Tsunami is a natural disaster mostly caused by the earthquakes afterward on the ocean floors. Tidal waves are brought about by the slides of the bottom soils resulting from quake jolts. Even though it's a small one shaking the ocean floors, it sometimes causes a big tsunami. It's seemingly because a little shaking makes successive slides of the faults on the bottom of the sea. Therefore, small waves amplify big tsunami.
There have been four quake-related major disasters involving over 10,000 deaths in the past. Among them, three were caused by tsunami. They occurred in 1498(41,000 deaths), in 1707(20,000 deaths), and then in 1896(26,360 dead). In terms of the number of causalities, it’s the most destructive disaster. In the past decade, the tsunami that happened in Hokkaido in 1993 was one of the biggest. The tidal waves assaulted on a small island in the southwest of Hokkaido, bringing about as high waves as ten meters. The first tidal wave came up to the island five minutes after an earthquake. And then twelve minutes after the first one, the second tsunami destroyed or washed away almost two-third of houses built on the coast of the island.
Tsunami comes up to the land by not only the earthquakes nearby coasts, but also the earthquakes that occurred in remote places. In the case of 1960, for example, a big tsunami rushed for Japan from off the coast of Chile where a sea earthquake happened. The foreign-made tidal waves came up to Japan, taking 22 hours. It killed more than one hundred Japanese living along the Pacific Ocean. As you can easily find how fast the waves came if you calculate it with the time and distance, amazingly the speed crossing the immense Pacific Ocean was nearly like a jet plane.

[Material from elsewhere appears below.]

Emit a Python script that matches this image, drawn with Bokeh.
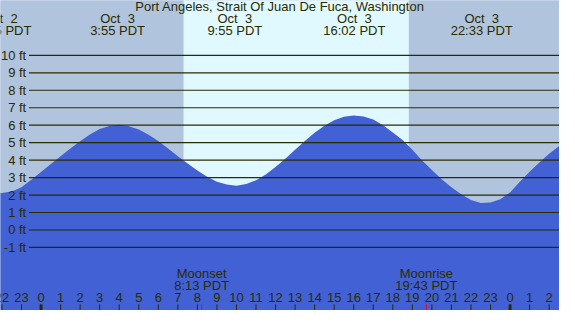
from bokeh.plotting import figure
from bokeh.models import Range1d
from bokeh.embed import file_html
from bokeh.resources import INLINE
from bokeh.core.properties import value

# ---- data (hours since Oct 3 00:00 PDT, feet) ----
title = "Port Angeles, Strait Of Juan De Fuca, Washington"

tide_hours = [-2.1, -2.0, -1.5, -1.0, -0.5, 0.0, 0.5, 1.0, 1.5, 2.0, 2.5, 3.0, 3.5, 4.0,
              4.5, 5.0, 5.5, 6.0, 6.5, 7.0, 7.5, 8.0, 8.5, 9.0, 9.5, 10.0,
              10.5, 11.0, 11.5, 12.0, 12.5, 13.0, 13.5, 14.0, 14.5, 15.0, 15.5, 16.0,
              16.5, 17.0, 17.5, 18.0, 18.5, 19.0, 19.5, 20.0, 20.5, 21.0, 21.5, 22.0, 22.5,
              23.0, 23.5, 24.0, 24.5, 25.0, 25.5, 26.0, 26.5, 26.6]
tide_ft = [2.12, 2.12, 2.20, 2.45, 2.88, 3.32, 3.78, 4.22, 4.66, 5.08, 5.47, 5.78, 5.96, 6.02,
           5.94, 5.75, 5.46, 5.09, 4.66, 4.22, 3.80, 3.40, 3.05, 2.76, 2.60, 2.54,
           2.63, 2.85, 3.18, 3.60, 4.08, 4.60, 5.10, 5.57, 5.97, 6.28, 6.48, 6.55,
           6.50, 6.33, 6.00, 5.58, 5.15, 4.60, 3.98, 3.43, 2.91, 2.45, 2.05, 1.72, 1.54,
           1.57, 1.76, 2.15, 2.76, 3.33, 3.87, 4.37, 4.80, 4.86]

extreme_hours = [-2.083, 3.917, 9.917, 16.033, 22.55]
extreme_dates = ["Oct\u00a0 2", "Oct\u00a0 3", "Oct\u00a0 3", "Oct\u00a0 3", "Oct\u00a0 3"]
extreme_times = ["21:55 PDT", "3:55 PDT", "9:55 PDT", "16:02 PDT", "22:33 PDT"]

sunrise = 7.29
sunset = 18.82

moon_hours = [8.217, 19.717]
moon_names = ["Moonset", "Moonrise"]
moon_times = ["8:13 PDT", "19:43 PDT"]

ft_levels = [-1, 0, 1, 2, 3, 4, 5, 6, 7, 8, 9, 10]
ft_labels = ["-1 ft", "0 ft", "1 ft", "2 ft", "3 ft", "4 ft", "5 ft", "6 ft", "7 ft", "8 ft", "9 ft", "10 ft"]

tick_hours = list(range(-2, 27))
tick_labels = [str(h % 24) for h in tick_hours]
midnight_hours = [0, 24]

# ---- style ----
NIGHT = "#B0C4DE"
DAY = "#E0F8FF"
WATER = "#4161D4"
INK = "#2b2b00"
FONT = value("Liberation Sans")
FS = "13px"

XMIN, XMAX = -2.075, 26.53
YMIN, YMAX = -4.61, 13.14

p = figure(width=559, height=310, x_range=Range1d(XMIN, XMAX), y_range=Range1d(YMIN, YMAX),
           x_axis_type=None, y_axis_type=None, toolbar_location=None, output_backend="svg",
           min_border=0)
p.grid.visible = False
p.outline_line_color = None
p.background_fill_color = NIGHT
p.border_fill_color = NIGHT

# night / day background
p.quad(left=[XMIN - 1, sunset], right=[sunrise, XMAX + 1], bottom=YMIN - 1, top=YMAX + 1,
       fill_color=NIGHT, line_color=None)
p.quad(left=[sunrise], right=[sunset], bottom=YMIN - 1, top=YMAX + 1,
       fill_color=DAY, line_color=None)

# water
p.varea(x=tide_hours, y1=YMIN - 1, y2=tide_ft, fill_color=WATER)

# level lines and labels
p.segment(x0=-0.62, x1=XMAX + 1, y0=ft_levels, y1=ft_levels, line_color=INK, line_width=1.2)
p.text(x=-0.76, y=ft_levels, text=ft_labels, text_align="right", text_baseline="middle",
       text_font=FONT, text_font_size=FS, text_color=INK)

# title and extremes labels
p.text(x=[(XMIN + XMAX) / 2], y=[12.79], text=[title], text_align="center", text_baseline="middle",
       text_font=FONT, text_font_size=FS, text_color=INK)
p.text(x=extreme_hours, y=12.1, text=extreme_dates, text_align="center", text_baseline="middle",
       text_font=FONT, text_font_size=FS, text_color=INK)
p.text(x=extreme_hours, y=11.45, text=extreme_times, text_align="center", text_baseline="middle",
       text_font=FONT, text_font_size=FS, text_color=INK)

# moon labels
p.text(x=moon_hours, y=-2.5, text=moon_names, text_align="center", text_baseline="middle",
       text_font=FONT, text_font_size=FS, text_color=INK)
p.text(x=moon_hours, y=-3.15, text=moon_times, text_align="center", text_baseline="middle",
       text_font=FONT, text_font_size=FS, text_color=INK)

# hour ticks
p.segment(x0=tick_hours, x1=tick_hours, y0=YMIN, y1=-4.26, line_color=INK, line_width=1)
p.segment(x0=midnight_hours, x1=midnight_hours, y0=YMIN, y1=-4.26, line_color=INK, line_width=3)
p.segment(x0=moon_hours, x1=moon_hours, y0=YMIN, y1=-4.26, line_color="red", line_width=1)
p.text(x=tick_hours, y=-3.86, text=tick_labels, text_align="center", text_baseline="middle",
       text_font=FONT, text_font_size=FS, text_color=INK)

open("out.html", "w").write(file_html(p, INLINE))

Here is a question that what was going on with ships or tankers floating on the sea during the tsunami was swimming at that time. I don’t know, however, we should not make light of even earthquake overseas from the lesson although the risk is very small.

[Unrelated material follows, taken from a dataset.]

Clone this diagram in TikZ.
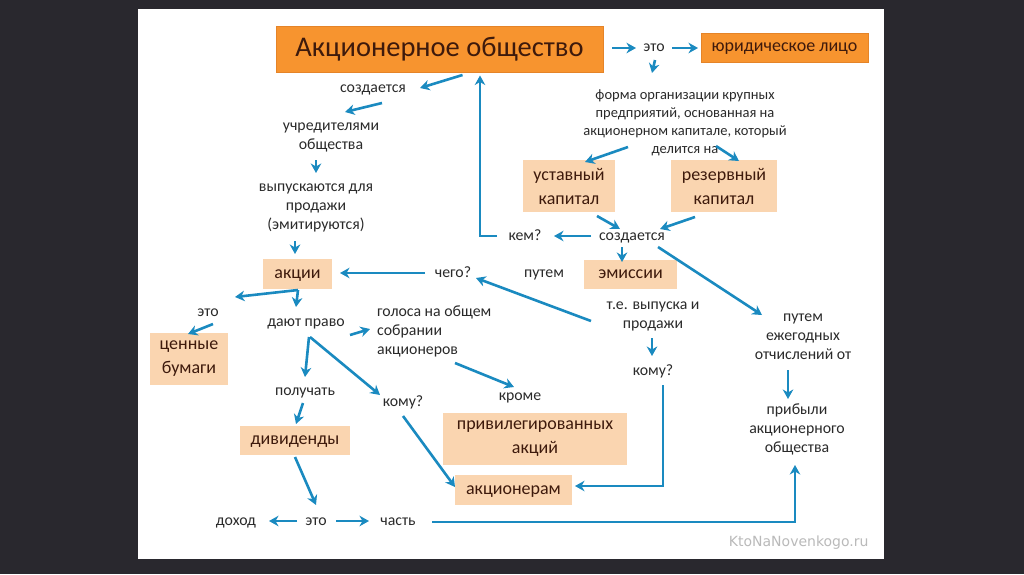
\documentclass[tikz,border=0pt]{standalone}
\usepackage{fontspec}
\setmainfont{Carlito}
\newfontfamily\wmfont{DejaVu Sans}
\usetikzlibrary{calc,arrows.meta}
\definecolor{aobg}{HTML}{29282E}
\definecolor{aoorange}{HTML}{F7942F}
\definecolor{aoedge}{HTML}{E58428}
\definecolor{aopeach}{HTML}{FAD5B0}
\definecolor{aoblue}{HTML}{1A8AC0}
\definecolor{aotext}{HTML}{2A2A2A}
\definecolor{aobrown}{HTML}{3E1A0C}
\tikzset{
		>={Stealth[length=9.5pt,width=10.5pt,inset=3pt]},
		txt/.style={text=aotext,align=center,inner sep=1pt,
			font=\fontsize{15.8}{19}\selectfont},
		oneline/.style={text height=#1,text depth=1.6pt},
		oneline/.default=9pt,
		titlebox/.style={fill=aoorange,draw=aoedge,line width=1pt,text=aobrown,
			inner sep=0pt},
		hbox/.style={fill=aopeach,text=aobrown,align=center,inner sep=0pt,
			font=\fontsize{18}{24}\selectfont},
		arr/.style={->,draw=aoblue,line width=2.6pt}
	}
\begin{document}
\begin{tikzpicture}[x=1pt,y=-1pt]
          \useasboundingbox (0,0) rectangle (1024,574);
          \fill[aobg] (0,0) rectangle (1024,574);
          \fill[white] (138,9) rectangle (884,559);

          % top row
          \node[titlebox,minimum width=327,minimum height=46,oneline=16pt,
            font=\fontsize{28.5}{30}\selectfont] (ao) at (439.5,49) {Акционерное общество};
          \node[txt,oneline] (eto1) at (654,48) {это};
          \node[titlebox,minimum width=167,minimum height=29,oneline=10pt,
            font=\fontsize{18}{20}\selectfont] (jur) at (784.5,47.5) {юридическое лицо};
          \node[txt,font=\fontsize{14.5}{18}\selectfont] (forma) at (685,123)
            {форма организации крупных\\предприятий, основанная на\\акционерном капитале, который\\делится на};

          % capital
          \node[hbox,minimum width=92,minimum height=52] (ustav) at (569,186) {уставный\\капитал};
          \node[hbox,minimum width=106,minimum height=52] (rezerv) at (724,186) {резервный\\капитал};
          \node[txt,oneline] (sozd2) at (632,237) {создается};
          \node[txt,oneline] (kem) at (525,237) {кем?};
          \node[hbox,oneline=10pt,minimum width=93,minimum height=29] (emis) at (630.5,274.5) {эмиссии};
          \node[txt,oneline] (putem1) at (544,274) {путем};
          \node[txt] (teVyp) at (653,316) {т.е. выпуска и\\продажи};
          \node[txt,oneline] (komu2) at (653,372) {кому?};
          \node[txt] (putem2) at (803,337) {путем\\ежегодных\\отчислений от};
          \node[txt] (pribyli) at (797,429) {прибыли\\акционерного\\общества};

          % left column
          \node[txt,oneline] (sozd1) at (373,89) {создается};
          \node[txt] (uchr) at (331,137) {учредителями\\общества};
          \node[txt] (vypusk) at (316,208) {выпускаются для\\продажи\\(эмитируются)};
          \node[hbox,oneline=10pt,minimum width=69,minimum height=30] (akcii) at (297.5,274) {акции};
          \node[txt,oneline] (chego) at (453,274) {чего?};
          \node[txt,oneline] (eto2) at (208,313) {это};
          \node[hbox,minimum width=78,minimum height=52] (cennye) at (189,359) {ценные\\бумаги};
          \node[txt,oneline] (dayut) at (306,323) {дают право};
          \node[txt,align=left,anchor=west] (golosa) at (376,331) {голоса на общем\\собрании\\акционеров};
          \node[txt,oneline] (poluch) at (305,392) {получать};
          \node[hbox,oneline=10pt,minimum width=110,minimum height=29] (divid) at (295,440.5) {дивиденды};
          \node[txt,oneline] (komu1) at (403,403) {кому?};
          \node[txt,oneline] (kroma) at (520,397) {кроме};
          \node[hbox,minimum width=184,minimum height=52] (privil) at (535,439) {привилегированных\\акций};
          \node[hbox,oneline=10pt,minimum width=117,minimum height=30] (akcioneram) at (513.5,490) {акционерам};
          \node[txt,oneline] (dohod) at (236,522) {доход};
          \node[txt,oneline] (eto3) at (316,522) {это};
          \node[txt,oneline] (chast) at (398,522) {часть};

          \node[anchor=east,text=black!27,font=\wmfont\fontsize{14}{16}\selectfont] (wm) at (872,543) {KtoNaNovenkogo.ru};

          % arrows, top and right
          \draw[arr] ($(ao)+(172.5,-1)$) -- ($(eto1)+(-18,0)$);
          \draw[arr] ($(eto1)+(18,0)$) -- ($(jur)+(-86.5,0.5)$);
          \draw[arr] ($(eto1)+(1,12)$) -- ($(forma)+(-33,-50)$);
          \draw[arr] ($(forma)+(-57,24)$) -- ($(ustav)+(16,-24)$);
          \draw[arr] ($(forma)+(31,23)$) -- ($(rezerv)+(15,-25)$);
          \draw[arr] ($(ustav)+(28,30)$) -- ($(sozd2)+(-12,-8)$);
          \draw[arr] ($(rezerv)+(-29,31)$) -- ($(sozd2)+(28,-8)$);
          \draw[arr] ($(sozd2)+(-41,-1)$) -- ($(kem)+(29,-1)$);
          \draw[arr] ($(kem)+(-28,-1)$) -| ($(ao.south)+(40.5,3)$);
          \draw[arr] ($(sozd2)+(-10,10)$) -- ($(emis)+(-8.5,-12.5)$);
          \draw[arr] ($(sozd2)+(26,10)$) -- ($(putem2)+(-41,-22)$);
          \draw[arr] ($(teVyp)+(-62,5)$) -- ($(chego)+(23,4)$);
          \draw[arr] ($(teVyp)+(-1,22)$) -- ($(komu2)+(-1,-16)$);
          \draw[arr] ($(komu2)+(10,13)$) |- ($(akcioneram)+(61.5,-4)$);
          \draw[arr] ($(putem2)+(-15,33)$) -- ($(pribyli)+(-9,-30)$);
          \draw[arr] ($(chast)+(34,0)$) -| ($(pribyli)+(-2,36)$);

          % arrows, left
          \draw[arr] ($(ao)+(23,26)$) -- ($(sozd1)+(47,-1)$);
          \draw[arr] ($(sozd1)+(9,14)$) -- ($(uchr)+(14,-25)$);
          \draw[arr] ($(uchr)+(-15,23)$) -- ($(vypusk)+(0,-35)$);
          \draw[arr] ($(vypusk)+(-21,33)$) -- ($(akcii)+(-2.5,-20)$);
          \draw[arr] ($(chego)+(-28,-1)$) -- ($(akcii)+(42.5,-1)$);
          \draw[arr] ($(akcii)+(0.5,16)$) -- ($(eto2)+(27,-16)$);
          \draw[arr] ($(akcii)+(0.5,16)$) -- ($(dayut)+(-10,-16)$);
          \draw[arr] ($(eto2)+(5,11)$) -- ($(cennye)+(-1,-25)$);
          \draw[arr] ($(dayut)+(44,12)$) -- ($(golosa.west)+(-6,-2)$);
          \draw[arr] ($(dayut)+(3,14)$) -- ($(poluch)+(0,-15)$);
          \draw[arr] ($(dayut)+(4,14)$) -- ($(komu1)+(-23,-8)$);
          \draw[arr] ($(golosa.west)+(79,32)$) -- ($(kroma)+(-6,-10)$);
          \draw[arr] ($(komu1)+(0,13)$) -- ($(akcioneram)+(-58.5,-3)$);
          \draw[arr] ($(poluch)+(-2,11)$) -- ($(divid)+(1,-16.5)$);
          \draw[arr] ($(divid)+(0,16.5)$) -- ($(eto3)+(0,-17)$);
          \draw[arr] ($(eto3)+(-19,-1)$) -- ($(dohod)+(33,-1)$);
          \draw[arr] ($(eto3)+(20,-1)$) -- ($(chast)+(-29,-1)$);
\end{tikzpicture}
\end{document}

In Japan, the information system on tsunami is much advanced because of the experiences. No matter how small earthquakes are, there are warnings mainly through TV saying ” No worries about tsunami in this quake(if there is no risk of it) ”. Even though you don’t understand Japanese, you can see the warnings if you carefully watch the TV. But, If you live near coasts and feel some shakings, I’m not sure which is quicker, the coming of tsunami or the screen appearance of the warning.